A mateur musicians find all too often that time they would like to reserve for music is eaten away by non-musical activities that appear more urgent. Not the time spent in rehearsals and concerts, which can usually be blocked out in advance. Rather, it is practice time that suffers from late business meetings, evening classes (taken or taught), meetings of town government committees (always at 7:00 p.m.when do those people eat dinner?), and a dozen other suburban inevitabilities.
If you drive alone in your car to these activities, or back and forth to work, a whole world of practice time exists that you may never have considered. While driving you can practice on nothing but a reed. This doesn't help the fingers, but it keeps the embouchure in shape, at a minimum. Moreover, some exercises are uniquely effective on a reed alone.
Three of these are: circular breathing, legato tonguing, and sforzando attacks.

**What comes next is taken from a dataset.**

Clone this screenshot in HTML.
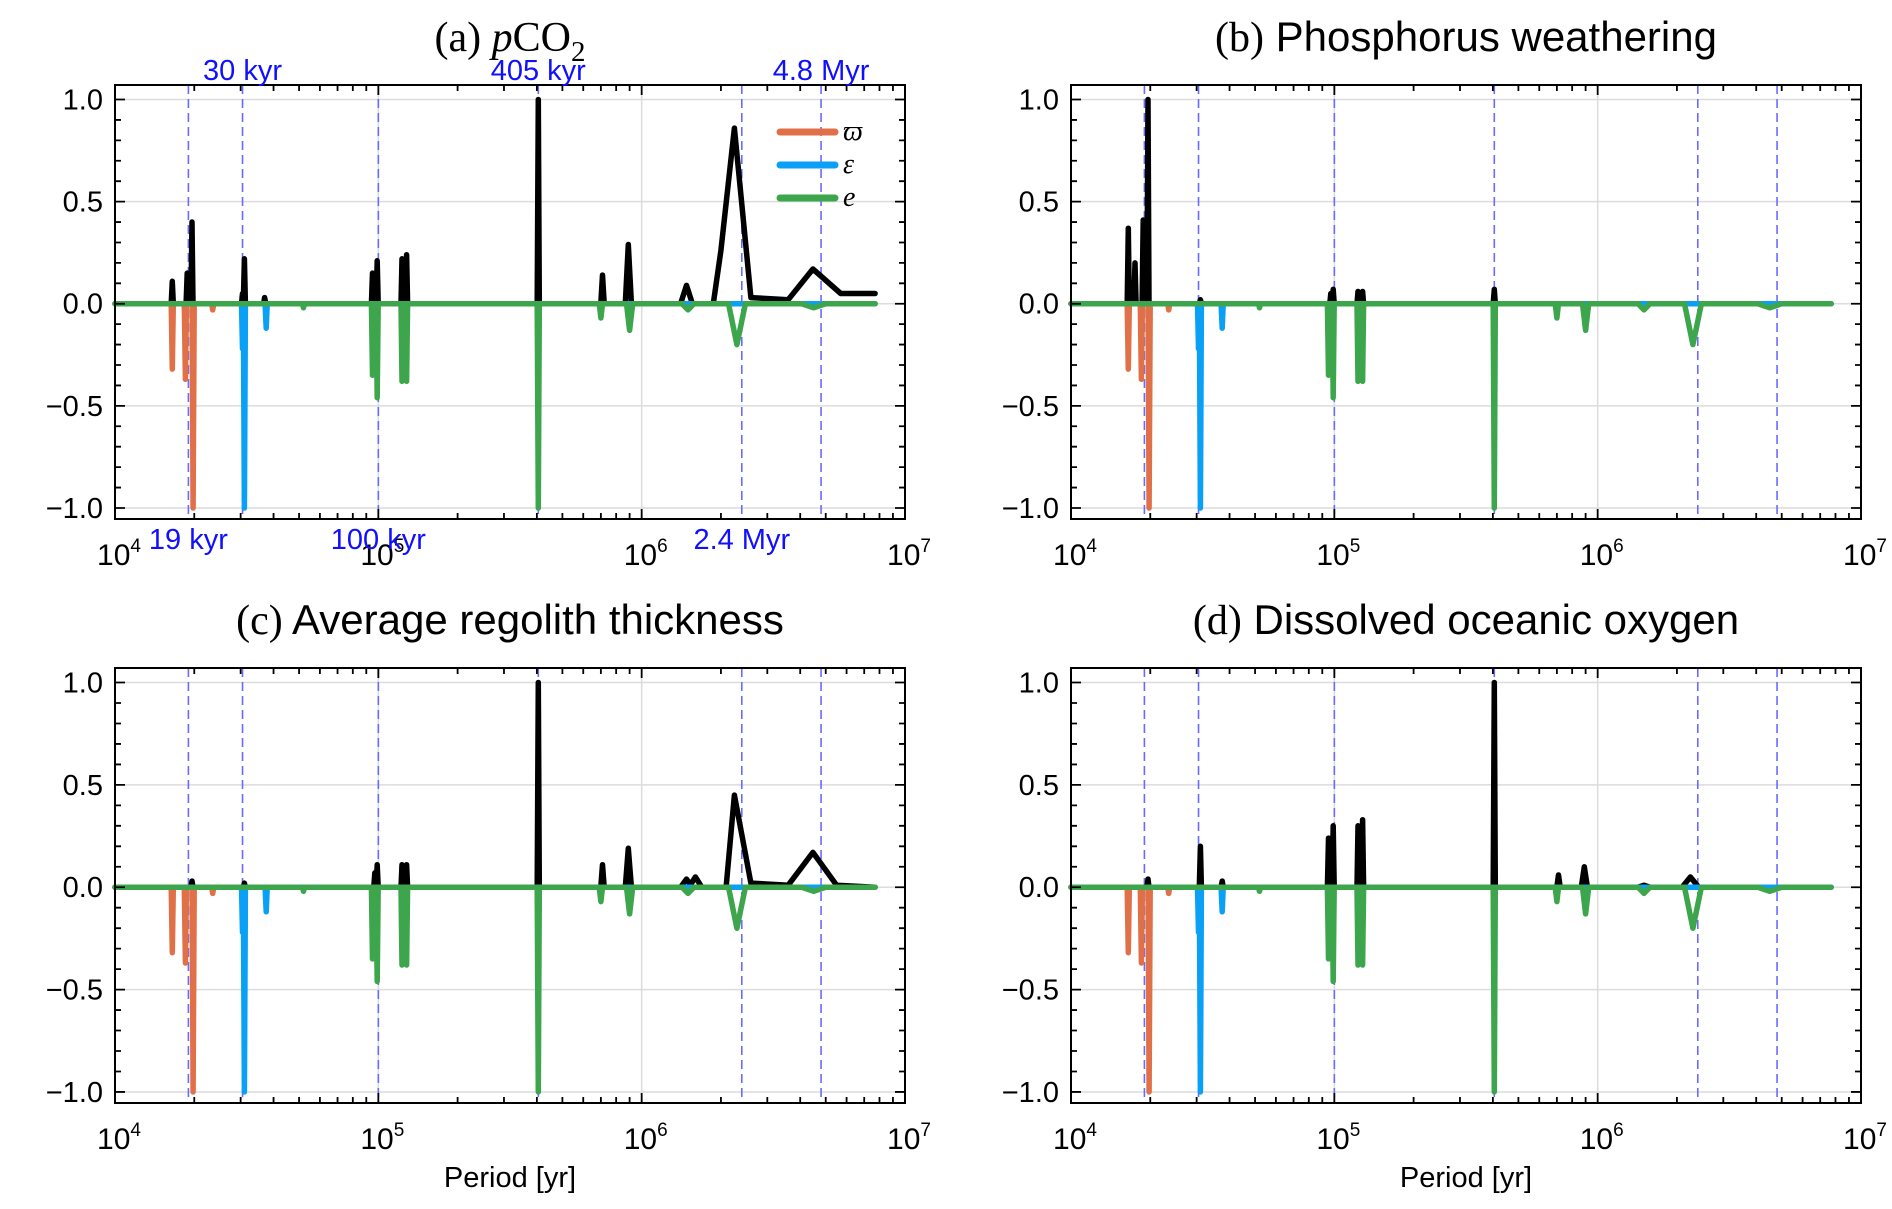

These are all techniques that become smoother the greater the air column that supports them. When you reduce the air column to a 47 mm reed tube they become very tricky indeed, and if you can sustain a note without wavering in pitch for three or four mile markers on an Interstate Highway, you'll find that when you re-attach an oboe to the reed it's a piece of cake. The same holds true for the other exercises: mastering these without pitch change on a reed alone makes them much cleaner on the instrument.
"But," you say, "I always listen to music while I'm driving to work." Great! Play along with it. Most reeds have a compass of a fifth or more, and you can fit into the harmonic pattern somewhere. It's easiest in the eighteenth century, where you can buzz along happily on the dominant, measure after measure. But it can be a fun challenge to anticipate what an atonal piece is going to do, and play accordingly.
"But," you say further, "what will the other
people in my car pool say?" Whoops! Out of luck. You can't
do reed practice unless you are alone, or unless all the people
you're with are double reed players. That's a sociologically unstable
situation that we'll discuss another time.